Not encoding type into your names is actually a good rule for both Statically and Dynamically typed languages, but the reasons differ between them. For this reason I wanted to make a separate post highlighting this rule and its reasons.

In Statically Typed Languages

In statically typed languages like Java, we must declare the type of a variable when its defined. So if I wanted to build a list of integers I would write:

final List<Integer> integerList = new ArrayList<>();

Note the inherent duplication of information here. I already inform my reader that I am creating a list of integers with

List<Integer>

, I don't need to do it again by naming the variable

integerList

. This is an easy name to come up with, but adds no new information and does not tell a reader what the integers actually represent. I can improve things with a name like:

final List<Integer> primesList = new ArrayList<>();

Now readers can easily discern that this is a list of prime numbers, but I have still included duplicate information about it being a list. This opens the name to a potential risk, where another developer realizes all primes are unique, and changes the type in the future. Now we end up with a definition that is misleading, like:

final Set<Integer> primesList = new TreeSet<>();

A reader of this variable will be confused, because the usage of a

Set

and a

List

are quite different. While the definition site of this variable provides the correct information, if that is a long ways from its use-site, the reader will be left to assume the lie.

public class Example {
    private final Set<Integer> primesList = 
        new HashSet<>(); // This is the definition site

    // ...
    // A very long class full of code
    // ...

    private int doSomething() {
        //...
        this.primesList.add(prime); // Use-site: Here the name is misleading
        //...
    }
}

If there is a bug in here, we have made debugging this code much more complicated. To a reader of the use-site, this object can be sorted, accessed by index, and a bunch of other functionality that does not exist.

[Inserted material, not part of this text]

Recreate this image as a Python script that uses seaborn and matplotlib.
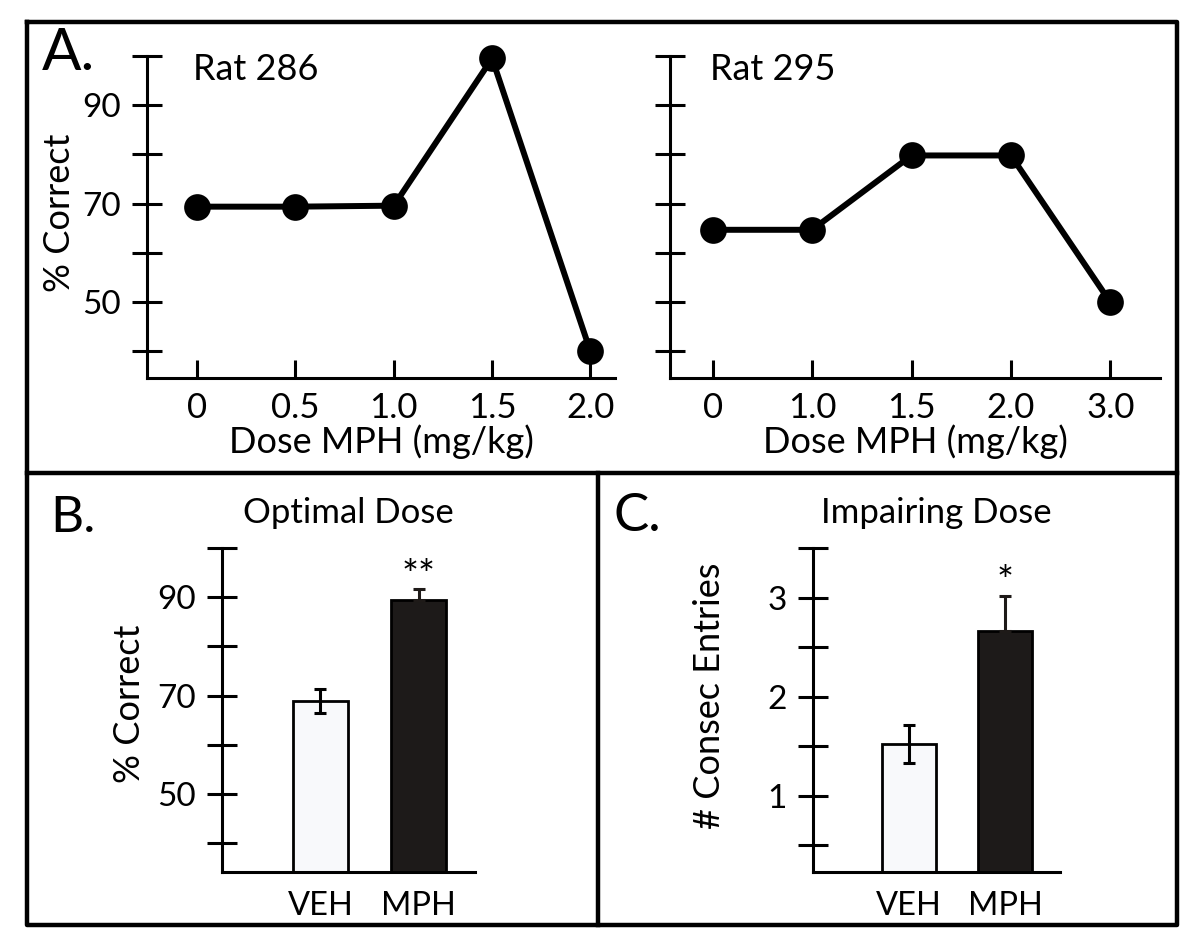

Obviously, It is frustrating that the second author didn't update the name to match the change in type, but it's not unexpected. This kind of change happens often in the real world.

Parallel data is often the root of problems in software engineering, because maintaining synchronization is challenging. Having a single source of truth is often a priority in good system design, and it is also true in good programming (This is also true for writing code comments, which I will cover in a later article). In statically typed languages we can future proof our names by not encoding the type twice.

I would be better off calling the above function

primes

, using the plurality of the name to indicate that it is a collection. This would look like:

final Set<Integer> primes = new TreeSet<>();

In Dynamically Typed Languages

In dynamically typed languages like python, we don't have to declare the type of a variable when defining it. Instead, the type is set at assignment. Imagine I am passing a collection of Duck objects into a function like:

def quack_all_ducks(ducksList):
    for duck in ducksList:
        duck.quack()

Here I are quite intentionally touching on an important feature of dynamically typed languages, called duck typing (If it walks and talks like a duck, for all intensive purposes, it is a duck). The idea is, in the function

quack_all

I don't actually care if the input is a list, or even if it contains ducks. All I really care about, within this function, is that I can iterate through the items given, and, that for each item, I can call a method

quack()

. Encoding the words

List

and

duck

here both limit the power of this function. I am giving up one of the main advantages of using a dynamically types language.

This method will call quack on anything it is passed; even a set of Geese. The code would execute properly but to the reader it would be unexpected (and more difficult to debug - Why are all my geese quacking?). For example:

def on_loud_noise(pond_area):
    birds = [pond_area.get_all_ducks()] + [pond_area.get_all_geese()] 
    quack_all_ducks(birds)
    #...

The fact that this makes the geese quack too isn't clear without digging further into code. The crux of clean code is putting slightly more work on the writer to simplify the life of the reader.

I would be much better off naming the parameter

quackables

. This expresses it is an iterable (a collection) through plurality, and that the contents can each be

quacked

. This would look like:

def quack_all_quackables(quackables):
    for quackable in quackables:
        quackable.quack()

Now the

quack_all

function can be used for anything that might quack, such as a collection of geese or swans. In dynamically typed languages, encoding type into names counteracts the power of duck typing.

Our callsite now would look like:

def on_loud_noise(pond_area):
    birds = [pond_area.get_all_ducks()] + [pond_area.get_all_geese()] 
    quack_all_quackables(birds)
    #...

Since Geese quack, this is much clearer to a reader that they will be quacked as well.